Major landslides and mudflows triggered by earthquakes and volcanic activity can cause thousands of casualties when they occur in densely populated areas.

Many recent examples have shown that earthquakes themselves can be very destructive, but they can also have disastrous indirect consequences such as landslides, rockfalls and avalanches.

Kyrgyzstan, a Central Asian republic situated in the middle of the Tian Shan Mountains, is particularly at risk of landslides triggered by earthquakes.


Landslide triggered by 1992 earthquake in the Suusamyr region.

This is a direct consequence of the Tian Shan mountains’s youth and the high degree of tectonic and seismic activity in the area. This is related to the collision and convergence of India into Eurasia, which causes a high rate of crustal movement. Large earthquakes (M>6.0) are therefore frequent in this region.

The project aims to evaluate the landslide risk associated with earthquakes in the Tian Shan region of Kyrgyzstan. Aerial photograph interpretation, remote sensing analysis and field investigations will be used to draw up a landslide susceptibility map that will be of direct use for planners.


Shaded relief map of India and Central Asia,
(courtesy of NOAA)

 


Photographs of a large landslide
(courtesy of the Kyrgyz Institute of Seismology)
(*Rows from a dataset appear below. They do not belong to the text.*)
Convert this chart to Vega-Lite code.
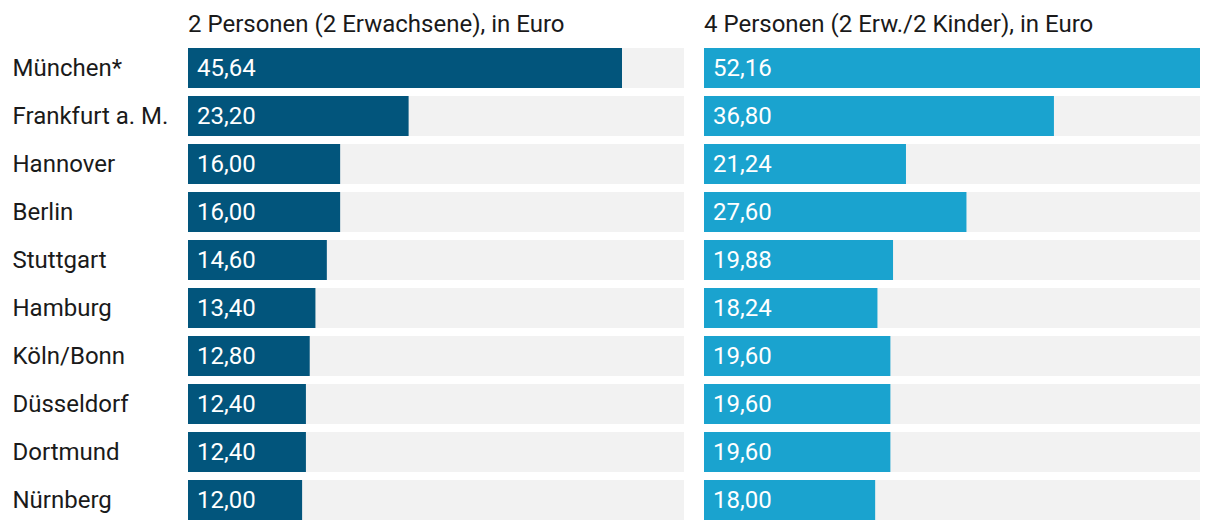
{
  "$schema": "https://vega.github.io/schema/vega-lite/v6.json",
  "padding": {"left": 12, "top": 13, "right": 20, "bottom": 10},
  "background": "white",
  "config": {
    "locale": {"number": {"decimal": ",", "thousands": ".", "grouping": [3], "currency": ["", " €"]}},
    "font": "Roboto",
    "view": {"stroke": null},
    "concat": {"spacing": 20},
    "title": {"font": "Roboto", "fontSize": 24, "fontWeight": "normal", "color": "#1a1a1a", "anchor": "start", "frame": "group", "offset": 11}
  },
  "data": {
    "values": [
      {"city": "München*", "p2": 45.64, "p4": 52.16},
      {"city": "Frankfurt a. M.", "p2": 23.20, "p4": 36.80},
      {"city": "Hannover", "p2": 16.00, "p4": 21.24},
      {"city": "Berlin", "p2": 16.00, "p4": 27.60},
      {"city": "Stuttgart", "p2": 14.60, "p4": 19.88},
      {"city": "Hamburg", "p2": 13.40, "p4": 18.24},
      {"city": "Köln/Bonn", "p2": 12.80, "p4": 19.60},
      {"city": "Düsseldorf", "p2": 12.40, "p4": 19.60},
      {"city": "Dortmund", "p2": 12.40, "p4": 19.60},
      {"city": "Nürnberg", "p2": 12.00, "p4": 18.00}
    ]
  },
  "hconcat": [
    {
      "width": 496,
      "height": 472,
      "title": "2 Personen (2 Erwachsene), in Euro",
      "encoding": {
        "y": {
          "field": "city", "type": "nominal", "sort": null,
          "scale": {"paddingInner": 0.1666667, "paddingOuter": 0},
          "axis": {"title": null, "domain": false, "ticks": false, "labelAlign": "left", "labelPadding": 176, "labelFont": "Roboto", "labelFontSize": 24, "labelColor": "#1a1a1a", "labelOffset": 1}
        }
      },
      "layer": [
        {
          "mark": {"type": "bar", "color": "#f2f2f2"},
          "encoding": {
            "x": {"datum": 0, "type": "quantitative", "scale": {"domain": [0, 52.16], "nice": false}, "axis": null},
            "x2": {"datum": 52.16}
          }
        },
        {
          "mark": {"type": "bar", "color": "#02557c"},
          "encoding": {
            "x": {"field": "p2", "type": "quantitative", "scale": {"domain": [0, 52.16], "nice": false}, "axis": null}
          }
        },
        {
          "mark": {"type": "text", "align": "left", "baseline": "middle", "dx": 9, "dy": 1, "color": "white", "font": "Roboto", "fontSize": 24},
          "encoding": {
            "x": {"datum": 0, "type": "quantitative", "scale": {"domain": [0, 52.16], "nice": false}, "axis": null},
            "text": {"field": "p2", "type": "quantitative", "format": ".2f"}
          }
        }
      ]
    },
    {
      "width": 496,
      "height": 472,
      "title": "4 Personen (2 Erw./2 Kinder), in Euro",
      "encoding": {
        "y": {
          "field": "city", "type": "nominal", "sort": null,
          "scale": {"paddingInner": 0.1666667, "paddingOuter": 0},
          "axis": null
        }
      },
      "layer": [
        {
          "mark": {"type": "bar", "color": "#f2f2f2"},
          "encoding": {
            "x": {"datum": 0, "type": "quantitative", "scale": {"domain": [0, 52.16], "nice": false}, "axis": null},
            "x2": {"datum": 52.16}
          }
        },
        {
          "mark": {"type": "bar", "color": "#1aa3cf"},
          "encoding": {
            "x": {"field": "p4", "type": "quantitative", "scale": {"domain": [0, 52.16], "nice": false}, "axis": null}
          }
        },
        {
          "mark": {"type": "text", "align": "left", "baseline": "middle", "dx": 9, "dy": 1, "color": "white", "font": "Roboto", "fontSize": 24},
          "encoding": {
            "x": {"datum": 0, "type": "quantitative", "scale": {"domain": [0, 52.16], "nice": false}, "axis": null},
            "text": {"field": "p4", "type": "quantitative", "format": ".2f"}
          }
        }
      ]
    }
  ]
}
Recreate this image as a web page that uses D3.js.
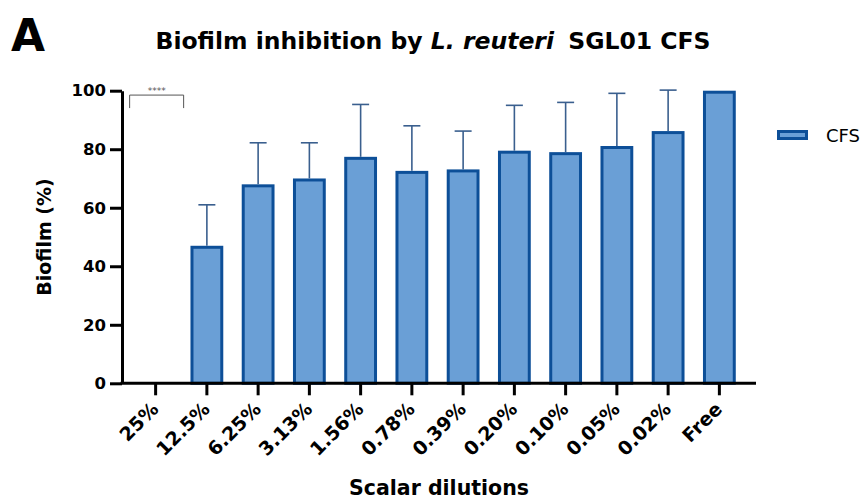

Socio-economic impact of the landslides in Kyrgyszstan

Danger for all
This Central Asian republic has a long history of landslides associated with earthquakes, some of which had catastrophic effects. For instance, in 1885 an earthquake took place along a main fault near Bishkek. This earthquake triggered several landslides. The major landslide in the Bielogorka area was 20-30 metres thick, 500 metres wide, and about 2000 metres long and carried 25 million m3 of material. The landslides obstructed a river, thereby impounding its water to create a lake.
In this century, three earthquakes triggered important landslides and avalanches that caused casualties. These landslides also destabilised mining tailings from former uranium mining activities, as a result of which uranium waste slid into the adjacent river.

In these inhabited and industrial regions, the problem of active tectonics and seismicity is changing from one of purely scientific interest to one of economic and human importance. Though the major cities are located in the plains, many small cities and villages are huddled in narrow valleys or close to escarpments. Moreover, nomads move their settlements up the mountains when they take their flocks to graze the summer pastures, where they are highly exposed to rockfalls.

 

Geology and seismicity of the area

The country's morphology is characterised by the alternation of high mountain ridges and wide valleys. A major part of the country is occupied by the Tian Shan mountain range and active sedimentary basins.

The present-day structure of the Tian Shan consists of roughly E-W trending mountain ranges separated by almost parallel valleys (see fig below and RESURS image draped on a DEM). Major active faults mark the boundaries between ranges and basins. Some major zones of active deformation are transverse to the major E-W trend of the Tian Shan. The most prominent among them is the Talas-Fergana strike-slip fault zone, which is oriented NW and crosses the entire territory of Kyrgyzstan (see RESURS colour composite). Slip along this fault is as much as 10 mm/year.